"He Was Fully Aware That We Were Shaving His Leg"

The bookcase sneezed at me.

My sister was giving me a tour of the library she works in, and right at the end, a set of waist-high bookcases sneezed. Had they been full-sized, I would have understood (after all, that's a lot of dust and books to keep track of), but waist-high ones have no excuse. Apparently they were just feeling rude.

And who wants to speak to rude bookcases? That'll show them.

In my sister's lecture today, someone asked a question regarding creative nonfiction (I wish I could remember the question, but I was zoning out), and it was about then that I went, "Creative what?!"

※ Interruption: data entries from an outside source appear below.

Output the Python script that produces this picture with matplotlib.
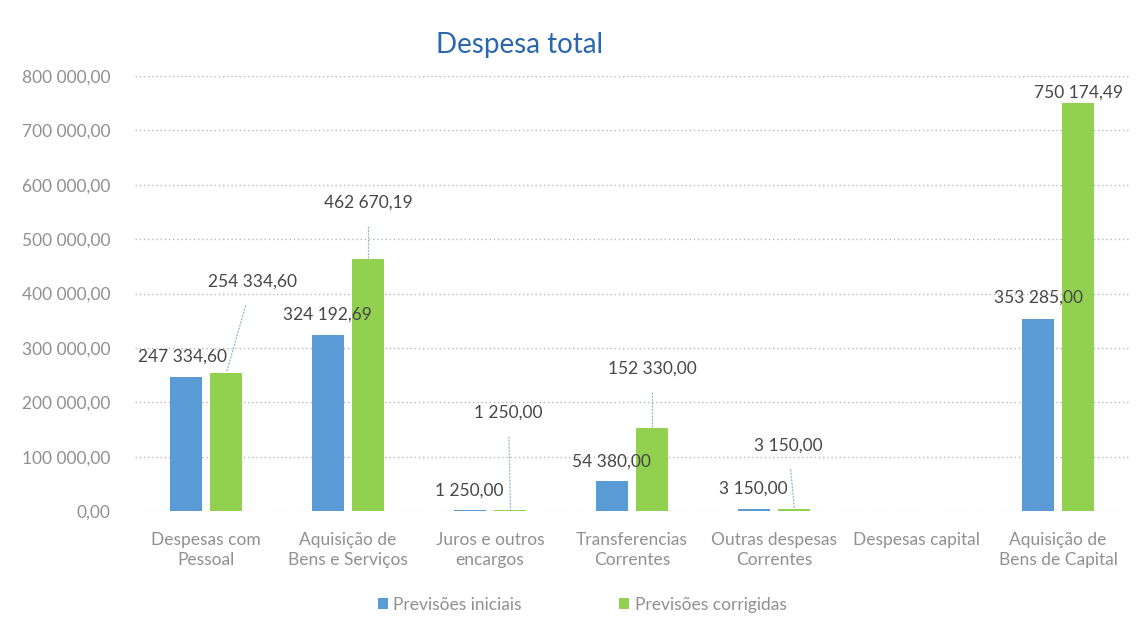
import numpy as np
import matplotlib
matplotlib.use("Agg")
import matplotlib.pyplot as plt
from matplotlib.ticker import FuncFormatter

# Data
categories = [
    "Despesas com\nPessoal",
    "Aquisição de\nBens e Serviços",
    "Juros e outros\nencargos",
    "Transferencias\nCorrentes",
    "Outras despesas\nCorrentes",
    "Despesas capital",
    "Aquisição de\nBens de Capital",
]
previsoes_iniciais = [247334.60, 324192.69, 1250.00, 54380.00, 3150.00, np.nan, 353285.00]
previsoes_corrigidas = [254334.60, 462670.19, 1250.00, 152330.00, 3150.00, np.nan, 750174.49]
series_names = ["Previsões iniciais", "Previsões corrigidas"]

# label offsets in pixels (dx, dy) from bar top, as placed in the original
offs_iniciais = [(-3, 20), (0, 20), (0, 20), (0, 20), (0, 21), None, (1, 21)]
offs_corrigidas = [(26, 91), (0, 57), (-2, 98), (0, 60), (-6, 64), None, (0, 10)]

BLUE = "#5B9BD5"
GREEN = "#92D050"
LABEL_COLOR = "#474747"
TICK_COLOR = "#909090"

plt.rcParams["font.family"] = ["Lato", "DejaVu Sans"]


def fmt_pt(v, pos=None):
    return f"{v:,.2f}".replace(",", " ").replace(".", ",")


fig = plt.figure(figsize=(11.44, 6.31), dpi=100)
ax = fig.add_axes([135 / 1144, 1 - 511 / 631, (1129 - 135) / 1144, (511 - 76) / 631])

x = np.arange(len(categories))
width = 0.225
off = 0.144
b1 = ax.bar(x - off, previsoes_iniciais, width, color=BLUE, label=series_names[0], zorder=3)
b2 = ax.bar(x + off, previsoes_corrigidas, width, color=GREEN, label=series_names[1], zorder=3)

ax.set_xlim(-0.5, len(categories) - 0.5)
ax.set_ylim(0, 800000)
ax.set_yticks(np.arange(0, 800001, 100000))
ax.yaxis.set_major_formatter(FuncFormatter(fmt_pt))
ax.set_xticks(x)
ax.set_xticklabels(categories, va="top", linespacing=1.3)
ax.tick_params(axis="both", length=0, labelsize=12.5, colors=TICK_COLOR)
ax.tick_params(axis="x", pad=15)
ax.tick_params(axis="y", pad=18)
ax.grid(axis="y", linestyle=(0, (1, 2)), color="#B8B8B8", linewidth=1.0, zorder=0)
for s in ax.spines.values():
    s.set_visible(False)


def add_labels(xs, vals, offsets):
    for xi, v, o in zip(xs, vals, offsets):
        if o is None or np.isnan(v):
            continue
        dx, dy = o
        leader = dy > 40
        ax.annotate(
            fmt_pt(v), xy=(xi, v), xytext=(dx, dy), textcoords="offset pixels",
            ha="center", va="center", fontsize=12.5, color=LABEL_COLOR, zorder=5,
            arrowprops=dict(arrowstyle="-", linestyle=":", color="#9DB4CC",
                            lw=0.9, shrinkA=10, shrinkB=0) if leader else None,
        )


add_labels(x - off, previsoes_iniciais, offs_iniciais)
add_labels(x + off, previsoes_corrigidas, offs_corrigidas)

fig.text(520 / 1144, 1 - 45 / 631, "Despesa total", ha="center", va="center",
         fontsize=20, color="#2A67AE")

fig.legend(handles=[b1, b2], labels=series_names, loc="center",
           bbox_to_anchor=(582 / 1144, 1 - 605 / 631), ncol=2, frameon=False,
           fontsize=12.5, handlelength=0.6, handleheight=0.6, handletextpad=0.3,
           columnspacing=5.6, labelcolor=TICK_COLOR)

fig.savefig("out.png", dpi=100, facecolor="white")
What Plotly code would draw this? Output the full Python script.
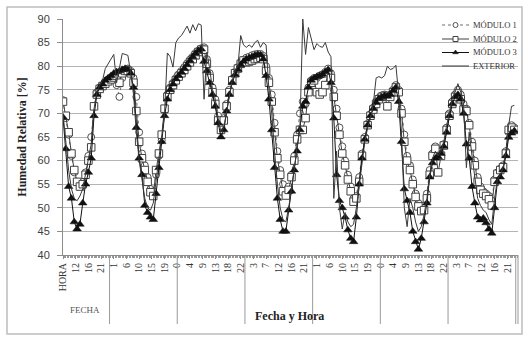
import plotly.graph_objects as go

# ---------------- data (hourly readings, first reading at 07:30 of day 1) ----------------
start_hour = 7.5
step_hours = 1.0

modulo1 = [
    72.8, 69, 65.5, 61, 57.5, 55.5, 55, 55.5, 57.5, 61, 65, 71.5, 74.5, 75.5, 76, 76.5, 77.2,
    77.5, 78, 76, 73.5, 77.5, 79.2, 79.5, 79, 77.5, 73.5, 66, 61.5, 59, 56.5, 54, 53.5, 57, 61, 64.3, 70.5, 74, 75.5, 76.5, 77.5,
    78.3, 79, 79.8, 80.6, 81.4, 82, 82.8, 83.3, 83.8, 84, 81.5, 78.5, 75.5, 73, 69.5, 67.5, 69, 72, 75, 77.3, 78.8, 79.8, 80.8, 81.4,
    81.8, 82, 82.3, 82.5, 82.6, 82.6, 82.2, 80, 77.5, 74, 68, 62, 58, 55, 53.5, 54.5, 57, 61, 65.5, 70, 72.5, 72, 75.5, 77,
    77.5, 77.5, 78, 78.3, 78.8, 79.5, 78.5, 75, 71, 67, 63, 60, 57, 54.5, 52, 52.5, 56.5, 61.5, 65, 67.8, 69.8, 71.2, 72.5, 73.3,
    73.8, 74, 73.5, 74, 75, 76, 75, 71, 65.5, 61, 59, 56, 53, 51, 50, 50.5, 53, 58, 61.5, 63, 61, 61.5, 63.5, 67,
    70, 72.5, 74, 75, 74, 72, 71, 68, 64, 60, 56.5, 54.5, 53.5, 53, 52.5, 51.5, 56, 57.5, 58.3, 59, 62, 66, 67.5, 67,
]
modulo2 = [
    72.5, 69.5, 66, 61.5, 58, 55.5, 54.5, 55, 57, 60, 62.8, 71.5, 74, 75.2, 75.8, 76.3, 76.8,
    77.2, 77.6, 78, 76.5, 78.5, 79, 79, 78.5, 76.5, 70.5, 64, 60.5, 58, 55.5, 53.3, 52.5, 58, 61.5, 65.5, 71, 73.5, 75, 76, 77,
    77.8, 78.5, 79.2, 80, 80.8, 81.5, 82.3, 83, 83.5, 83.5, 80.5, 77.5, 74.5, 72, 68.5, 66.5, 68.5, 71.5, 74.5, 77, 78.5, 79.5, 80.5, 81.2,
    80.8, 81, 81.2, 81.5, 81.6, 81.8, 81.5, 79, 76.5, 72.5, 66, 60.5, 57, 53.5, 52.6, 53.8, 56.5, 60, 64.5, 66.5, 66.5, 69, 74.5, 76.5,
    77, 74.5, 74, 74.5, 76, 78.5, 77.5, 73.5, 69.5, 65.5, 61.5, 59, 56, 53.5, 51.3, 52, 55.5, 61, 64.5, 67.5, 69.5, 70.8, 72, 73,
    73.5, 73.7, 71.5, 73.5, 74.5, 75.5, 74.5, 70, 64, 60, 58, 55, 52.3, 50.3, 49.3, 49.5, 52, 57, 61, 62.5, 57.5, 61, 63.2, 66.5,
    69.5, 72, 73.5, 74.3, 73, 70.8, 70.5, 67.5, 63, 59, 55.5, 53.8, 53, 52.5, 51.8, 50.5, 55.5, 57.2, 58, 58.6, 61.5, 66.5, 67, 66.5,
]
modulo3 = [
    69.2, 62.5, 54.5, 52, 47, 45.5, 46.5, 51, 55, 57.5, 60.5, 69.5, 74, 75.5, 76.2, 77, 77.5,
    78, 78.5, 78.8, 79, 79.3, 79.5, 79.3, 78.5, 75.5, 67, 60.5, 57, 50.5, 49, 48, 47.5, 53, 58.5, 64, 69.5, 73, 75, 76.2, 77.3,
    78, 78.7, 79.5, 80.3, 81.2, 82, 82.7, 83.3, 83.6, 81, 79, 76.5, 74, 71.5, 68, 65, 66.5, 70.5, 74, 76.5, 78.2, 79.3, 80.3, 81,
    81.5, 81.8, 82, 82.3, 82.5, 82.4, 81.5, 78, 73, 66.5, 58.5, 52, 47.5, 45, 45, 49.5, 53.5, 58, 62, 66.5, 71.5, 72.5, 75.5, 77,
    77.5, 77.8, 78, 78.3, 78.8, 79.3, 76.5, 69, 57, 51.5, 50, 48, 45.3, 43.5, 42.8, 48, 55, 60.5, 64.5, 67.5, 69.5, 71, 72.3, 73.2,
    73.5, 73.8, 73.6, 74, 74.8, 75.5, 72.5, 64, 54, 51.5, 49, 45, 42.8, 41.2, 43.5, 47, 51, 56.5, 59.5, 60.5, 60.8, 61.5, 63, 66,
    69.5, 72, 73.5, 74, 73, 70, 63.5, 60.5, 54.5, 51, 48, 47.4, 47.8, 46.8, 45.5, 44.6, 50, 55.5, 56.5, 58, 61, 64.9, 65.8, 66.3,
]
exterior = [
    70, 64, 58, 54, 52, 51.5, 52.5, 54, 57, 60, 63.5, 71, 74.5, 76, 77, 79.5, 80.5,
    81.5, 82.5, 76.5, 80, 82.7, 82.5, 82.3, 78.5, 74, 66, 60, 56, 52, 50, 49.5, 51, 56, 60, 65, 70, 82.8, 82, 79.8, 85,
    86, 86.5, 87.5, 88.5, 87, 88.8, 87.5, 89, 88.7, 73, 83, 79.5, 75, 73, 69, 66, 67, 70.5, 74, 77, 79, 80, 86.5, 84.5,
    84, 84.5, 84, 85, 85.5, 84, 85, 84.5, 75, 70, 62, 55, 50, 47.5, 47, 50, 54, 58, 62.5, 67, 90, 82.5, 88.2, 85.5,
    83.5, 84.8, 84.2, 84, 85, 83, 82, 52, 62, 50, 45.5, 49, 47, 46, 46.5, 50, 55, 60, 64, 67, 69, 72, 77.5, 77.8,
    77.5, 78, 80, 79.3, 79.5, 80.2, 74, 66, 50, 46, 52, 50, 47, 45, 46, 48.5, 52, 57, 60.5, 62, 61, 62, 64, 67.5,
    70.5, 73, 74.5, 76.3, 74.5, 72, 58.5, 66, 61, 56, 52, 50.5, 49.5, 49, 47.5, 46.5, 52, 56, 57, 58.5, 62, 67.5, 71.5, 71.7,
]
hour_labels = ["HORA", "12", "16", "21", "1", "6", "10", "15", "19", "0", "4", "9", "13", "18", "22",
               "3", "7", "12", "16", "21", "1", "6", "10", "15", "19", "0", "4", "9", "13", "18", "22",
               "3", "7", "12", "16", "21"]
label_every_hours = 4.5
series_names = ["MÓDULO 1", "MÓDULO 2", "MÓDULO 3", "EXTERIOR"]

# ---------------- geometry ----------------
W, H = 531, 363
ML, MR, MT, MB = 63, 13, 19, 108
PW, PH = W - ML - MR, H - MT - MB


def px_to_paper_x(px):
    return (px - ML) / PW


def py_to_paper_y(py):
    return (H - MB - py) / PH


hours = [start_hour + i * step_hours for i in range(len(modulo1))]
x_end = 168.8

styles = [
    dict(line=dict(color="#6e6e6e", width=1, dash="dot"),
         marker=dict(symbol="circle", size=7, color="white", line=dict(color="#505050", width=1))),
    dict(line=dict(color="#404040", width=1),
         marker=dict(symbol="square", size=7.5, color="white", line=dict(color="#404040", width=1))),
    dict(line=dict(color="#111111", width=1),
         marker=dict(symbol="triangle-up", size=7.5, color="#111111", line=dict(color="#111111", width=0.5))),
    dict(line=dict(color="#3a3a3a", width=1), marker=None),
]

fig = go.Figure()
for name, vals, st in zip(series_names, [modulo1, modulo2, modulo3, exterior], styles):
    kw = dict(x=hours, y=vals, name=name, showlegend=False, line=st["line"],
              mode="lines+markers" if st["marker"] else "lines")
    if st["marker"]:
        kw["marker"] = st["marker"]
    fig.add_trace(go.Scatter(**kw))

# ---------------- custom legend (drawn on a pixel-based overlay axis) ----------------
leg_rows_y = [25, 39, 52.5, 66]
leg_x0, leg_x1, leg_text_x = 442, 469, 471
for name, st, ly in zip(series_names, styles, leg_rows_y):
    fig.add_trace(go.Scatter(x=[leg_x0, leg_x1], y=[ly, ly], mode="lines", line=st["line"],
                             xaxis="x2", yaxis="y2", showlegend=False, hoverinfo="skip"))
    if st["marker"]:
        m = dict(st["marker"])
        m["size"] = 5
        fig.add_trace(go.Scatter(x=[(leg_x0 + leg_x1) / 2], y=[ly], mode="markers", marker=m,
                                 xaxis="x2", yaxis="y2", showlegend=False, hoverinfo="skip"))

tickvals = [start_hour + i * label_every_hours for i in range(len(hour_labels))]

shapes = []
# outer chart frame
shapes.append(dict(type="rect", xref="paper", yref="paper",
                   x0=px_to_paper_x(7), x1=px_to_paper_x(522),
                   y0=py_to_paper_y(334), y1=py_to_paper_y(7),
                   line=dict(color="#bdbdbd", width=1.5), fillcolor="rgba(0,0,0,0)", layer="above"))
# legend background
shapes.append(dict(type="rect", xref="paper", yref="paper",
                   x0=px_to_paper_x(437), x1=px_to_paper_x(517),
                   y0=py_to_paper_y(73), y1=py_to_paper_y(21),
                   line=dict(width=0), fillcolor="white", layer="between"))
# date-group separators below the axis
d = 24
while d < x_end:
    shapes.append(dict(type="line", xref="x", yref="paper", x0=d, x1=d,
                       y0=0, y1=py_to_paper_y(324), line=dict(color="#9a9a9a", width=1)))
    d += 24
shapes.append(dict(type="line", xref="paper", yref="paper", x0=1, x1=1,
                   y0=0, y1=py_to_paper_y(324), line=dict(color="#9a9a9a", width=1)))

annotations = [
    dict(text="FECHA", xref="paper", yref="paper", x=px_to_paper_x(68), y=py_to_paper_y(310),
         xanchor="left", yanchor="middle", showarrow=False,
         font=dict(family="Liberation Serif", size=9, color="#555555")),
    dict(text="<b>Fecha y Hora</b>", xref="paper", yref="paper", x=px_to_paper_x(289), y=py_to_paper_y(316),
         xanchor="center", yanchor="middle", showarrow=False,
         font=dict(family="Liberation Serif", size=12, color="#222222")),
]
for name, ly in zip(series_names, leg_rows_y):
    annotations.append(dict(text=name, xref="paper", yref="paper", x=px_to_paper_x(leg_text_x),
                            y=py_to_paper_y(ly), xanchor="left", yanchor="middle", showarrow=False,
                            font=dict(family="Liberation Serif", size=8.5, color="#333333")))

fig.update_layout(
    width=W, height=H,
    margin=dict(l=ML, r=MR, t=MT, b=MB, pad=0, autoexpand=False),
    paper_bgcolor="white", plot_bgcolor="white",
    showlegend=False,
    shapes=shapes,
    annotations=annotations,
    font=dict(family="Liberation Sans", size=11, color="#333333"),
    xaxis2=dict(overlaying="x", range=[ML, W - MR], visible=False, fixedrange=True),
    yaxis2=dict(overlaying="y", range=[H - MB, MT], visible=False, fixedrange=True),
    xaxis=dict(
        range=[start_hour, x_end], tickmode="array", tickvals=tickvals, ticktext=hour_labels,
        tickangle=-90, tickfont=dict(family="Liberation Serif", size=10, color="#333333"),
        showgrid=False, zeroline=False, showline=True, linecolor="#8c8c8c", linewidth=1,
        ticks="outside", ticklen=3, tickcolor="#8c8c8c", automargin=False,
        minor=dict(dtick=0.5, tick0=start_hour, ticks="outside", ticklen=2, tickcolor="#9a9a9a", showgrid=False),
    ),
    yaxis=dict(
        range=[40, 90], dtick=5, tick0=40,
        showgrid=True, gridcolor="#b4b4b4", gridwidth=1,
        zeroline=False, showline=True, linecolor="#8c8c8c", linewidth=1,
        ticks="outside", ticklen=5, tickcolor="#8c8c8c", automargin=False, ticklabelstandoff=5,
        tickfont=dict(family="Liberation Sans", size=11, color="#404040"),
        title=dict(text="<b>Humedad Relativa [%]</b>", standoff=8,
                   font=dict(family="Liberation Serif", size=12, color="#222222")),
    ),
)

fig.write_html("out.html", config={"displayModeBar": False, "staticPlot": True},
               post_script="document.body.style.margin='0px';")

There's a concept. Makes a person wonder if there's a creative nonfiction version of a chemistry textbook out there somewhere. I could go for that -- my nonfiction reading is pretty well limited to the dry, not-so-creative form.

There's only so much you can do with equations and chemical formulas.

Anyway, this campus is monstrous. I come from a small, stand-in-one-place-and-see-every-building campus. This is a campus with its own busing system. I'm clearly out of my own comfort zone.

Still, it's pretty cool. I could people-watch for days.

I'm sitting in this library (which, in direct proportion to the rest of the campus, is huge and one of several), kicking back in a red-and-gold print chair that vaguely reminds me of the kind of thing you'd find in someone's great-aunt's house (usually smelling funny and covered in an old sheet -- the chair, not the great-aunt). Standard fluorescent lighting -- no mood lights for this Indian library. Plenty of interesting artwork, however, and an amusing librarian.

The beauty of the classroom is that it doesn't change much from school to school. The material changes, and the people and locations. But as sociology teaches us, the same "types" of people are everywhere.

Some general groups -- the studious, the "well, I had to take this eventually," and the ever-present "my friends are here and Mom's paying, so let's live it up!" Each group has it's tell-tale behavior; those that take notes obsessively, those that nap, and those that pass notes.

Yes, it's true. People pass notes all the way through college. It looks considerably more ridiculous, but it happens anyway.

The crowd gathered reflects the one who stands before it. Students sit rapt only for the truly interesting professors, rarely found and hard to hold on to (some schools only possess one or two). On the other hand, there are the multitudes of dull professors -- after all, most truly exciting speakers make a living motivating the eternally jaded. Even the studious drift off, those who don't even take notes start doodling, and people cough to keep themselves alert (sometimes enough to sound as though Morse code messages are being sent across the classroom).

Here, size doesn't matter. There could be 30 students or 300. The response doesn't change -- only the number of snorers around you.

That's all I've got for you from the U. Later!


PS -- The title sentence is something I overheard from a girl in the hallway on the way to my sister's dorm room.


Anarchy is better than no government at all.